>Answers to "Mistake Monday" 4/5/10
>ANSWERS: (please see bottom of page for teaching points on LATCH)
- The lower anchor belt & vehicle shoulder/lap belt are BOTH used
- The lower anchor belt is used in the center seat – in a vehicle which only has the lower anchors for the two side seating positions in the back seat
- The vehicle’s shoulder/lap belt is routed UNDER (instead of over) the metal LATCH bar.
- When using a lap belt (no shoulder belt), the lap belt gets routed UNDER the LATCH bar on the Britax Marathon/Boulevard/Advocate.
- The shoulder belt WAS properly routed through the built in locking clip – but it was not shown in this picture since the appropriate locking clip is on the opposite side of the seat. For forward-facing, use ONLY the built in locking clip that is on the side opposite to where the vehicle’s seat belt buckles in.
- There is no need for a metal locking clip with this installation because 1. the Britax Boulevard has a built in locking clip for forward-facing which must be used with a shoulder belt installation and 2. this vehicle is post-1996 and therefore has a way to keep the shoulder belt locked for the car seat (in this case a switchable retractor)
TEACHING TIPS – LATCH 101
- LATCH stands for Lower Anchors and Tethers for CHildren. It’s also known as ISOFIX in Europe and LUAS (Lower Universal Anchorage System) in Canada.
- LATCH is a way to secure a child safety seat to the vehicle using straps from the child safety seat that connect to special metal anchors in the vehicle.
Vehicles since model year 2003 must have lower anchors in at least TWO positions and tether anchors in at least THREE positions. This means that in most vehicles, the side seats have lower anchors AND tether anchors, while the center seat has a tether anchor but NO lower anchors. See below for info on the few vehicles that do have lower anchors for the center seat.
- VEHICLE LATCH ANCHORS
- LOWER ANCHORS: Lower anchors are a pair of metal “u-shaped” bars hidden in the vehicle’s seat cushion (where the part you sit on meets the part that your back rests on).

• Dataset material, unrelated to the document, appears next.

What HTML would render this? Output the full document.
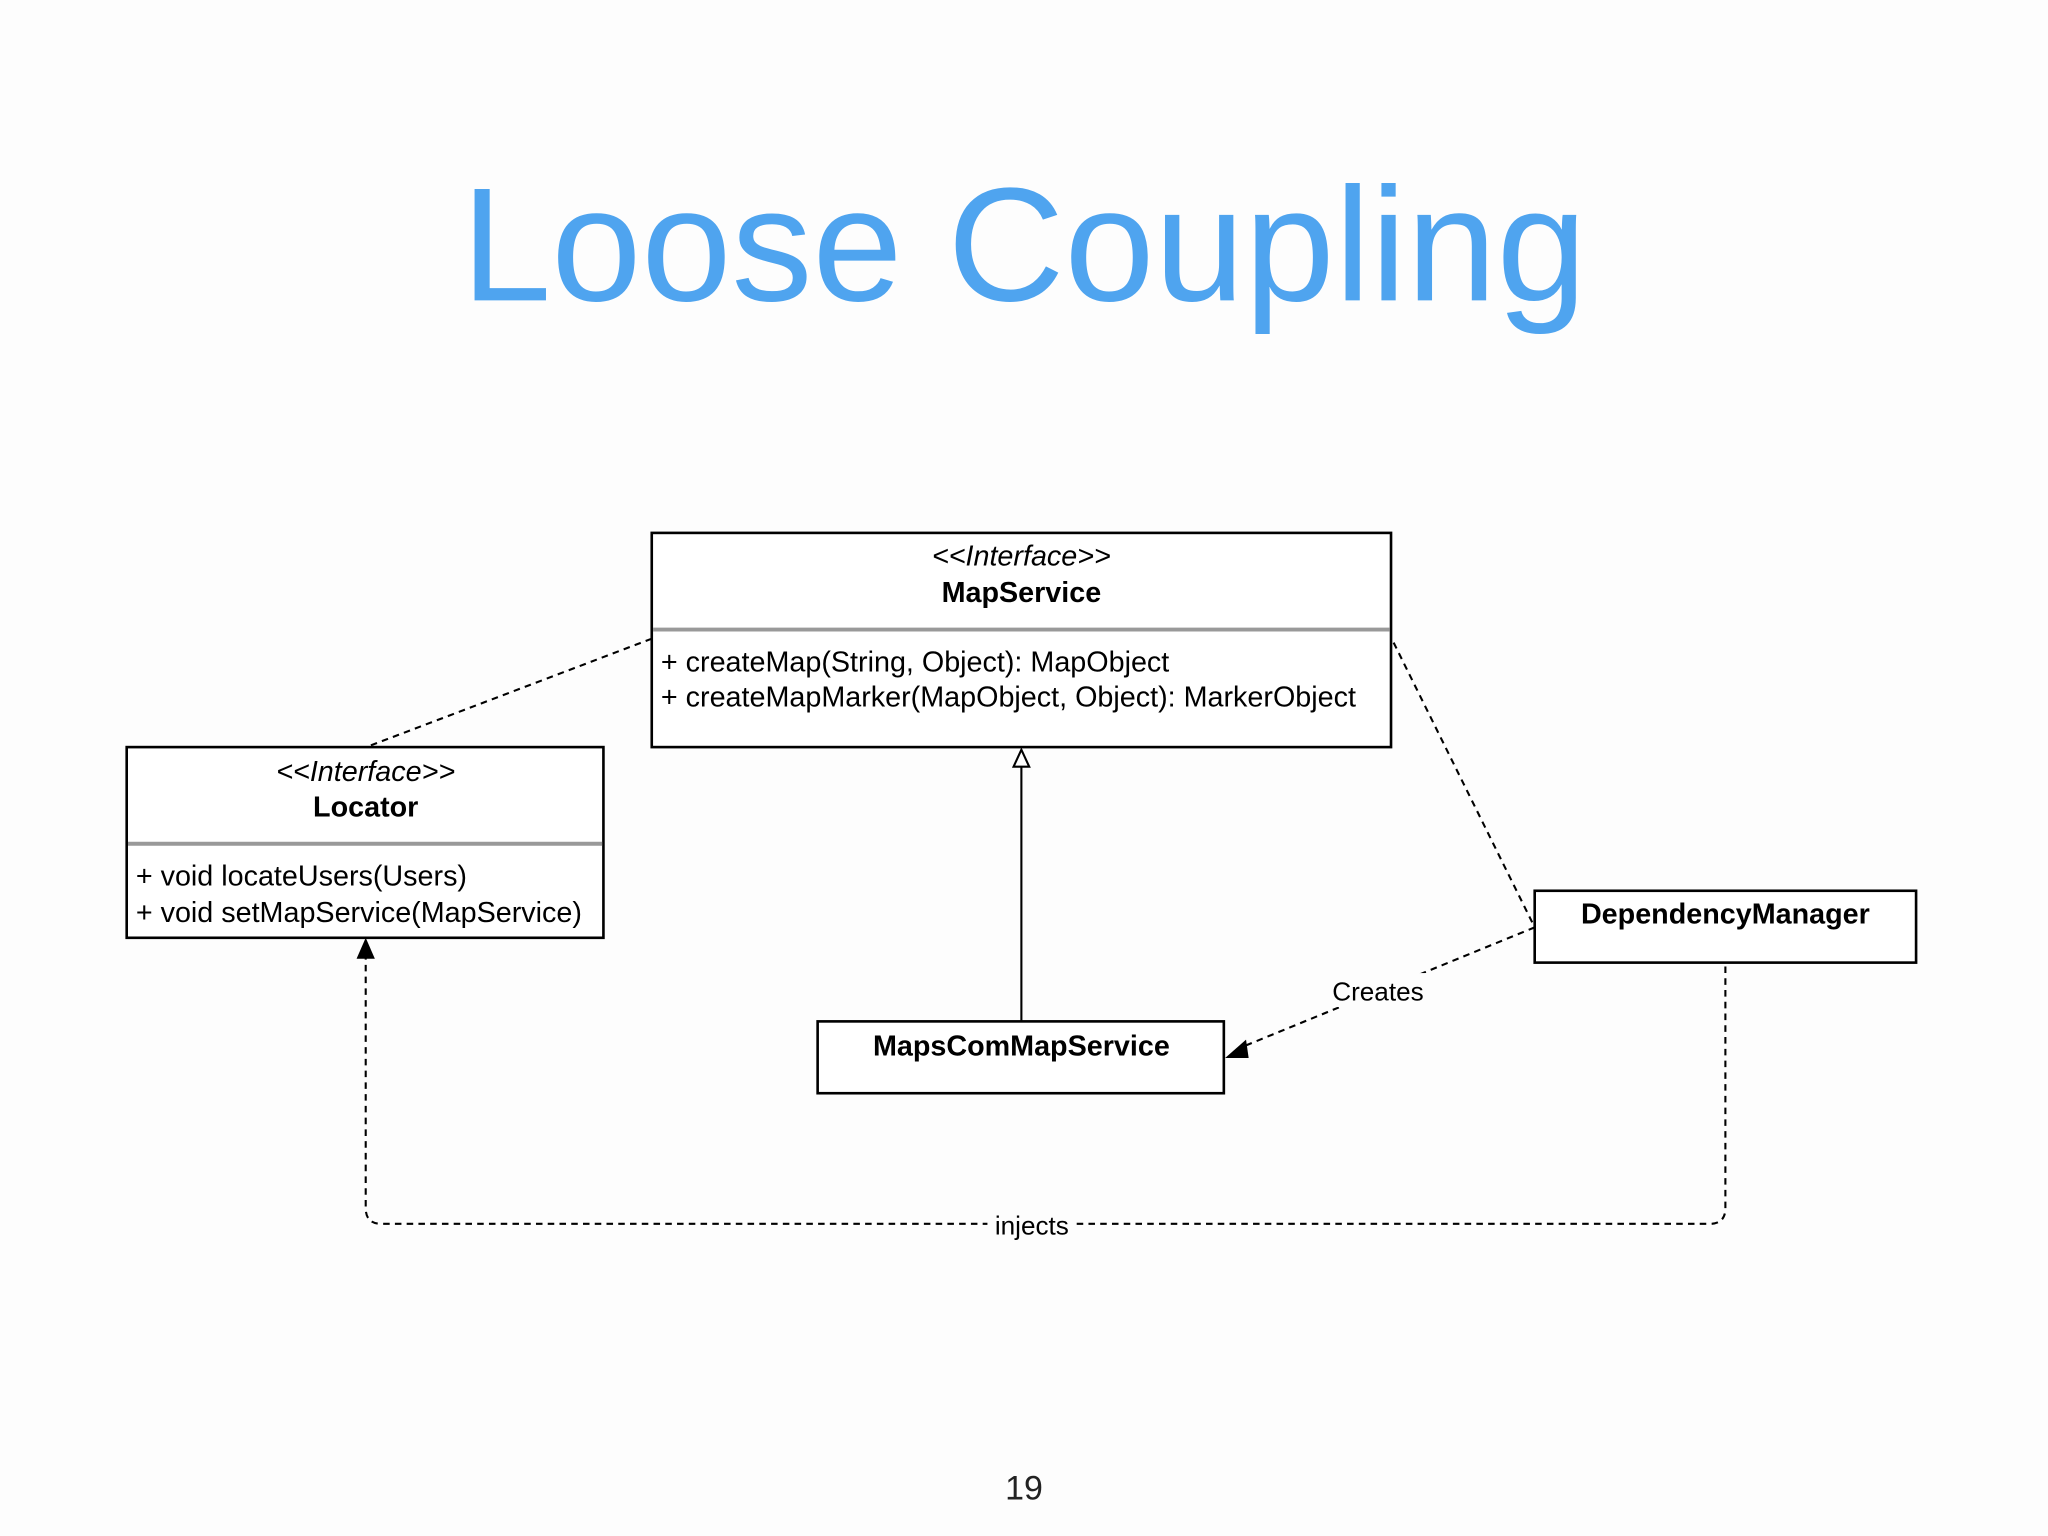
<!DOCTYPE html>
<html><head><meta charset="utf-8"><style>
html,body{margin:0;padding:0;background:#fdfdfd;}
svg{display:block}
text{font-family:"Liberation Sans",sans-serif;}
</style></head><body>
<svg width="2048" height="1536" viewBox="0 0 1568 1176" xmlns="http://www.w3.org/2000/svg">
<rect width="1568" height="1176" fill="#fdfdfd"/>
<text x="784" y="230" text-anchor="middle" font-size="124" fill="#4fa4ef">Loose Coupling</text>

<g fill="none" stroke="#000" stroke-width="1.6" stroke-dasharray="5,4">
<line x1="499" y1="489" x2="283" y2="571"/>
<line x1="1067" y1="492" x2="1175" y2="710"/>
<line x1="1175" y1="710" x2="950" y2="802"/>
<path d="M1321 740 V925 Q1321 937 1309 937 H292 Q280 937 280 925 V733"/>
</g>
<polygon points="938,810 954,796 956,810" fill="#000"/>
<polygon points="280,718 273,734 287,734" fill="#000"/>
<line x1="782" y1="782" x2="782" y2="587" stroke="#000" stroke-width="1.6"/>
<polygon points="782,574 776,587 788,587" fill="#fff" stroke="#000" stroke-width="1.6"/>

<rect x="1012" y="745" width="86" height="26" fill="#fdfdfd"/>
<text x="1055" y="766" text-anchor="middle" font-size="20">Creates</text>
<rect x="756" y="925" width="68" height="26" fill="#fdfdfd"/>
<text x="790" y="945" text-anchor="middle" font-size="20">injects</text>

<g stroke="#000" stroke-width="2" fill="#fff">
<rect x="499" y="408" width="566" height="164"/>
<rect x="97" y="572" width="365" height="146"/>
<rect x="626" y="782" width="311" height="55"/>
<rect x="1175" y="682" width="292" height="55"/>
</g>
<line x1="500" y1="482" x2="1064" y2="482" stroke="#999" stroke-width="3"/>
<line x1="98" y1="646" x2="461" y2="646" stroke="#999" stroke-width="3"/>

<g font-size="22">
<text x="782" y="433" text-anchor="middle" font-style="italic">&lt;&lt;Interface&gt;&gt;</text>
<text x="782" y="461" text-anchor="middle" font-weight="bold">MapService</text>
<text x="506" y="514">+ createMap(String, Object): MapObject</text>
<text x="506" y="541">+ createMapMarker(MapObject, Object): MarkerObject</text>
<text x="280" y="598" text-anchor="middle" font-style="italic">&lt;&lt;Interface&gt;&gt;</text>
<text x="280" y="625" text-anchor="middle" font-weight="bold">Locator</text>
<text x="104" y="678">+ void locateUsers(Users)</text>
<text x="104" y="706">+ void setMapService(MapService)</text>
<text x="782" y="808" text-anchor="middle" font-weight="bold">MapsComMapService</text>
<text x="1321" y="707" text-anchor="middle" font-weight="bold">DependencyManager</text>
</g>
<text x="784" y="1148" text-anchor="middle" font-size="26" fill="#222">19</text>
</svg>
</body></html>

- TETHER ANCHOR: A tether anchor is a metal ring found behind (or sometimes under) the vehicle seat.
- CHILD SAFETY SEAT LATCH STRAPS
- LOWER ANCHOR STRAP: All child safety seats that use the vehicle’s lower anchors have a lower anchor strap with a hook on either end. Some child safety seats have two separate lower anchor straps, each with a hook on one end. These hooks connect to the vehicle’s lower anchors.
- TETHER STRAP: All forward-facing child safety seats that use LATCH come with not only a lower anchor strap, but also a tether strap. The tether strap comes from the top of the car seat and has a hook on the end that lets it connect to the tether anchor in the vehicle.
Lower anchors are used INSTEAD of the vehicle’s safety belt to secure the child safety seat to the vehicle. Just like you wouldn’t wear contacts and glasses on the same day – as you would see worse rather than better – so too you don’t want to use the lower anchors AND the vehicle’s seat belt to secure the car seat. Choose one or the other, as appropriate for the seating position where you are installing the car seat.
Note: in the future there may be a child safety seat that allows for both the lower anchors and vehicle’s seat belt to be used at the same time, but currently none allow for this or recommend it.
Tethers are used IN ADDITION to the lower anchors OR the vehicle’s safety belt to secure a forward-facing child safety seat to the vehicle. Tethers keep a child’s brain and spinal cord much safer by decreasing how far the head moves forward – typically by 4-8 inches – which can mean the difference between the child’s head hitting something hard or not.
Which vehicles have lower anchors for the CENTER seat?
Stay tuned – I’m off to the NY Auto Show today and will update this portion soon.
- Child safety seat is installed too loosely
- Tether not used on a forward-facing car seat
- “Borrowing” the inner most lower anchors from the two side seats to secure a car seat in the center (as was shown in this week’s mistake monday picture)
- The lower anchor strap is not routed through the correct path on the car seat – for example, the strap may be routed through the rear-facing belt path when the seat is forward-facing.